What this task involves: Only the lines from the one containing "Generate a web" through the one containing "2520, 2668, 2825, 2982, 3137, 3208];" are to be copied, exactly and with both ends kept.

Items:
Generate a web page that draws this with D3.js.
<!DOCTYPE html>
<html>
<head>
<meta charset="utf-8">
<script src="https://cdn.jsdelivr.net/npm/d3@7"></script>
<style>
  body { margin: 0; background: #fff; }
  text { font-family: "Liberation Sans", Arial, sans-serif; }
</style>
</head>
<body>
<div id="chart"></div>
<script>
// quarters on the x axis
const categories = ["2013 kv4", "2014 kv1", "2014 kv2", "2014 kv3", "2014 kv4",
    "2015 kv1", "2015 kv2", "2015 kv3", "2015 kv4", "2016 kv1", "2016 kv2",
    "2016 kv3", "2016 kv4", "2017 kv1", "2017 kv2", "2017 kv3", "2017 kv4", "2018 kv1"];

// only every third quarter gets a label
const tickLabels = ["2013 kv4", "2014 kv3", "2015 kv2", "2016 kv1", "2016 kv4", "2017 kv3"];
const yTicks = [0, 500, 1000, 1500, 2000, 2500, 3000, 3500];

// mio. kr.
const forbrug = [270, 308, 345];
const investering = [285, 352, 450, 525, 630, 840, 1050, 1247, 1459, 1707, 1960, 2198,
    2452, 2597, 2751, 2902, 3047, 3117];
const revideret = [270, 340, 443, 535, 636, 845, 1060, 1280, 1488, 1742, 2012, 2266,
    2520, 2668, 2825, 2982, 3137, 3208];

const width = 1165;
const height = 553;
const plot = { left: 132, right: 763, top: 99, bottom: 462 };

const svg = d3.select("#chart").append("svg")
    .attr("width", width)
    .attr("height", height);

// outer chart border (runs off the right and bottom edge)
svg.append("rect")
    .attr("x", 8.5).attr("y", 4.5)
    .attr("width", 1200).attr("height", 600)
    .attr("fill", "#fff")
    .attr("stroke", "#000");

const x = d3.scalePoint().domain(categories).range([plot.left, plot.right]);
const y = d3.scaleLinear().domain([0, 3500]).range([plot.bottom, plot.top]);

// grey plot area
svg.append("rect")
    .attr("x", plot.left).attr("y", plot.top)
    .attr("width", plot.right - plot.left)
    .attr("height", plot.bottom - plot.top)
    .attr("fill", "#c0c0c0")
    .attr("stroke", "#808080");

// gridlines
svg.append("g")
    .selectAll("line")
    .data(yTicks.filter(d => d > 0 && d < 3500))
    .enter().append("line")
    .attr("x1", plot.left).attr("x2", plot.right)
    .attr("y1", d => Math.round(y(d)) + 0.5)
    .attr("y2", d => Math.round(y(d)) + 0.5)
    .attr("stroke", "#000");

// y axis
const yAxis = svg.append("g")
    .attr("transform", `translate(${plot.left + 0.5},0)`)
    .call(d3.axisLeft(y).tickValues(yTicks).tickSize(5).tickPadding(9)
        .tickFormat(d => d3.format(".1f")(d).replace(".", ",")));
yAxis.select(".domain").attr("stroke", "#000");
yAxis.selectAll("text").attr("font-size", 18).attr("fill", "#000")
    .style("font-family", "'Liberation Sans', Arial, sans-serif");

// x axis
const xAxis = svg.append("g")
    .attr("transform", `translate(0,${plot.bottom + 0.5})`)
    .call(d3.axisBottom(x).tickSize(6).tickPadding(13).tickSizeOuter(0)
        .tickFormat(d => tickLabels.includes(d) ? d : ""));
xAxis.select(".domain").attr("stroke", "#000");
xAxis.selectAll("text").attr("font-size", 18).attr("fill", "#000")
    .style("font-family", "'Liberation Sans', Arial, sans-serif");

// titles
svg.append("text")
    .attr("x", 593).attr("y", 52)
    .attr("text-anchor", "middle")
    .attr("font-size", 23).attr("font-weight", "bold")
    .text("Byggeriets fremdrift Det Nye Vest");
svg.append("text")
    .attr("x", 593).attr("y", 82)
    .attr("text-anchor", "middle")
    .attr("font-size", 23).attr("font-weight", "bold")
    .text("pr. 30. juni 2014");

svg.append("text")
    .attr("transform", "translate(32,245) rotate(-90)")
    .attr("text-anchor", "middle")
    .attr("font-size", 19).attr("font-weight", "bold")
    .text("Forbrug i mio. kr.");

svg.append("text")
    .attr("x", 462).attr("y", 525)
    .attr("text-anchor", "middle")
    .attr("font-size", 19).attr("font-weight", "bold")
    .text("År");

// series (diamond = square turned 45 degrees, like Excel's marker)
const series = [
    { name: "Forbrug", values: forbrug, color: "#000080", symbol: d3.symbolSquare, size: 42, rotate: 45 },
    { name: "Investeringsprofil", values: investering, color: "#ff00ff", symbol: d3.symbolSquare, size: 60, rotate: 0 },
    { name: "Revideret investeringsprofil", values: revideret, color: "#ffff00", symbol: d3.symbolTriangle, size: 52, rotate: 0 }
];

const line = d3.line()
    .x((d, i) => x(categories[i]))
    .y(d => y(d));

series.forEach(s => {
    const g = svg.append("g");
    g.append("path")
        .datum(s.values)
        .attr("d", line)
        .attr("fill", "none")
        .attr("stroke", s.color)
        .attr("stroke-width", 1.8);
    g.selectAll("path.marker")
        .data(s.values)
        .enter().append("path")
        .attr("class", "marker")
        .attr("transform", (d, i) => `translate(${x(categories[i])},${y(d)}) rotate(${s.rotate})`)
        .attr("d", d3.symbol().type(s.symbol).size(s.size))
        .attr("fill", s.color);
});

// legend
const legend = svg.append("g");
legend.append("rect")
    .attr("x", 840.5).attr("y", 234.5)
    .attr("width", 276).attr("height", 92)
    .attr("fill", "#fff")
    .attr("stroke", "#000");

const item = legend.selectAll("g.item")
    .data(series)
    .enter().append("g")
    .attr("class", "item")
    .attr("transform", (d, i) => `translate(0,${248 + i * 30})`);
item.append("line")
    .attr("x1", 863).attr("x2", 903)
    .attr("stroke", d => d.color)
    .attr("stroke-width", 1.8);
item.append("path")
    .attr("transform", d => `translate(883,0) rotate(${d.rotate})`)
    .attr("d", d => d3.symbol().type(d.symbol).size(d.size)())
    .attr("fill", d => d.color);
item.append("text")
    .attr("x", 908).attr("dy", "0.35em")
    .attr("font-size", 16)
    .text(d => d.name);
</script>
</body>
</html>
...
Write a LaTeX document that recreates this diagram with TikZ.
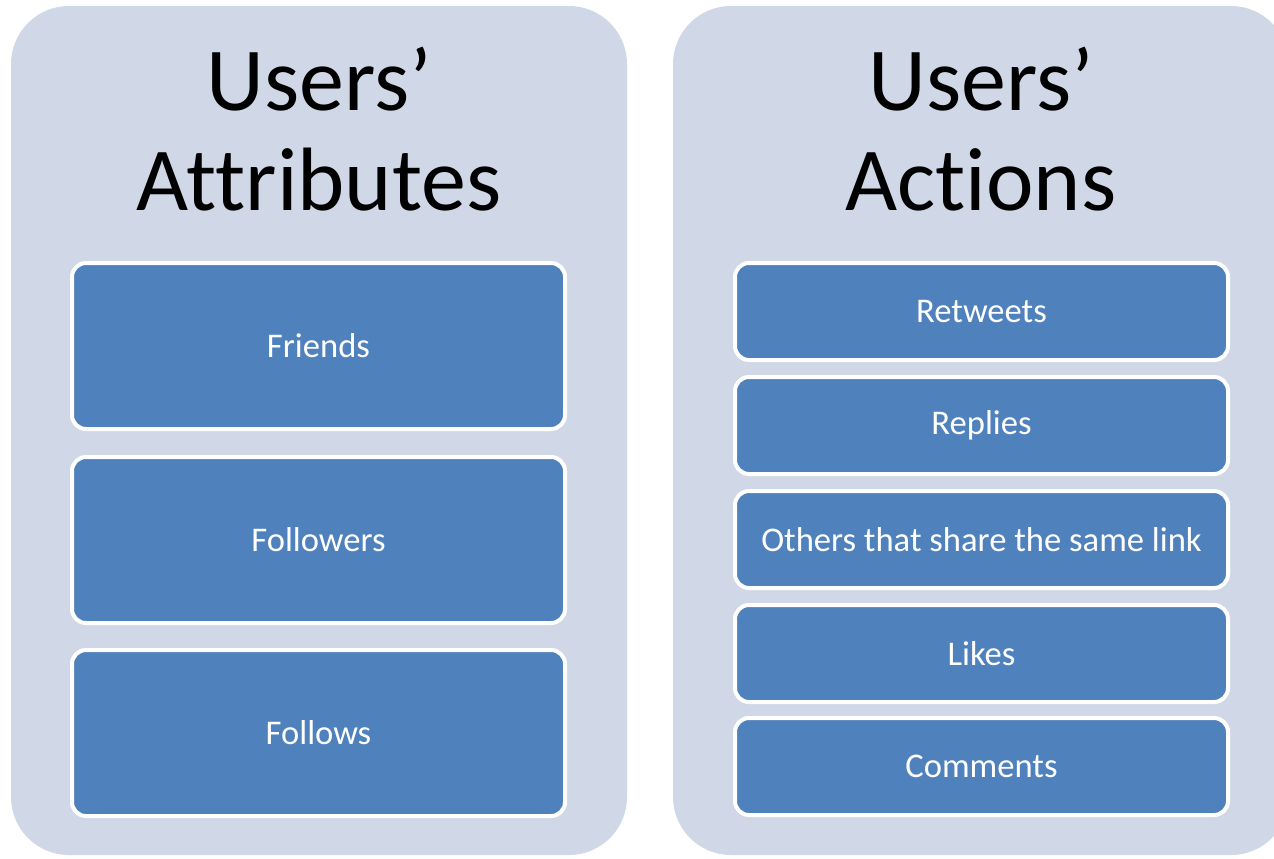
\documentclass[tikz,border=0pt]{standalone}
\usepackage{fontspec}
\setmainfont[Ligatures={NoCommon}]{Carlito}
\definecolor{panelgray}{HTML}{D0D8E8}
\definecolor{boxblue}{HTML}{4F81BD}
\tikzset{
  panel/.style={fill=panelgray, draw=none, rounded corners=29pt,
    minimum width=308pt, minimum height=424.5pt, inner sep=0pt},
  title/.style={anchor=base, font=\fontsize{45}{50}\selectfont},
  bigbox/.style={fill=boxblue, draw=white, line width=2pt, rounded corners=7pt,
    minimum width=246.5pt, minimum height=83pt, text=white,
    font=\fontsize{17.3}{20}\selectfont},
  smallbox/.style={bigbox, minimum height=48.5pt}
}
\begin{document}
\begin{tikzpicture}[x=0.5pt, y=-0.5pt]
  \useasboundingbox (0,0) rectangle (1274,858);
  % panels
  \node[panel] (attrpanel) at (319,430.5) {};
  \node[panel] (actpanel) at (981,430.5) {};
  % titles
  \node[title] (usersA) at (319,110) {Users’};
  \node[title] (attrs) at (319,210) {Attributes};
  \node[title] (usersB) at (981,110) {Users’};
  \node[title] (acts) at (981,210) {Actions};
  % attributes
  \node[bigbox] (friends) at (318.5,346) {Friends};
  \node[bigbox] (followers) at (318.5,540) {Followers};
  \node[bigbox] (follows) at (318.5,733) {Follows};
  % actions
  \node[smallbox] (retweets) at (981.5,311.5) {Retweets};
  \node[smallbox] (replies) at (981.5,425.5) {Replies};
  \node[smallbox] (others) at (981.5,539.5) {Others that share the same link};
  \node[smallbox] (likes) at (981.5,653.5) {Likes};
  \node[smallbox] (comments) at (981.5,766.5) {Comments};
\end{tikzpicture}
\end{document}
...
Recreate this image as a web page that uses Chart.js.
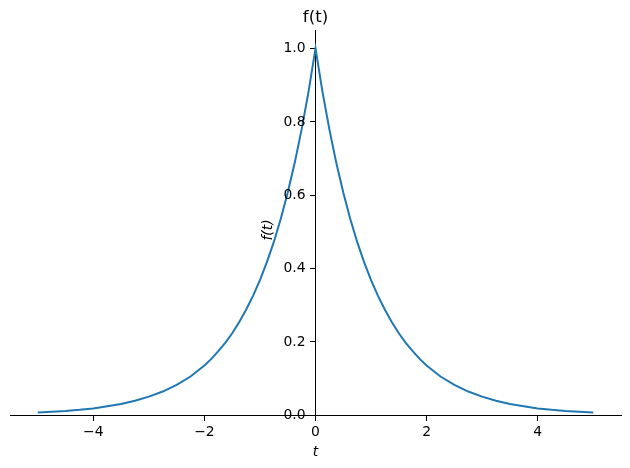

Response to the exercise:
Generate a web page that draws this with D3.js.
<!DOCTYPE html>
<html>
<head>
<meta charset="utf-8">
<script src="https://cdn.jsdelivr.net/npm/d3@7"></script>
<style>
  body { margin: 0; background: #fff; }
  text { font-family: "Liberation Sans", Arial, sans-serif; }
</style>
</head>
<body>
<div id="chart"></div>
<script>
// quarters on the x axis
const categories = ["2013 kv4", "2014 kv1", "2014 kv2", "2014 kv3", "2014 kv4",
    "2015 kv1", "2015 kv2", "2015 kv3", "2015 kv4", "2016 kv1", "2016 kv2",
    "2016 kv3", "2016 kv4", "2017 kv1", "2017 kv2", "2017 kv3", "2017 kv4", "2018 kv1"];

// only every third quarter gets a label
const tickLabels = ["2013 kv4", "2014 kv3", "2015 kv2", "2016 kv1", "2016 kv4", "2017 kv3"];
const yTicks = [0, 500, 1000, 1500, 2000, 2500, 3000, 3500];

// mio. kr.
const forbrug = [270, 308, 345];
const investering = [285, 352, 450, 525, 630, 840, 1050, 1247, 1459, 1707, 1960, 2198,
    2452, 2597, 2751, 2902, 3047, 3117];
const revideret = [270, 340, 443, 535, 636, 845, 1060, 1280, 1488, 1742, 2012, 2266,
    2520, 2668, 2825, 2982, 3137, 3208];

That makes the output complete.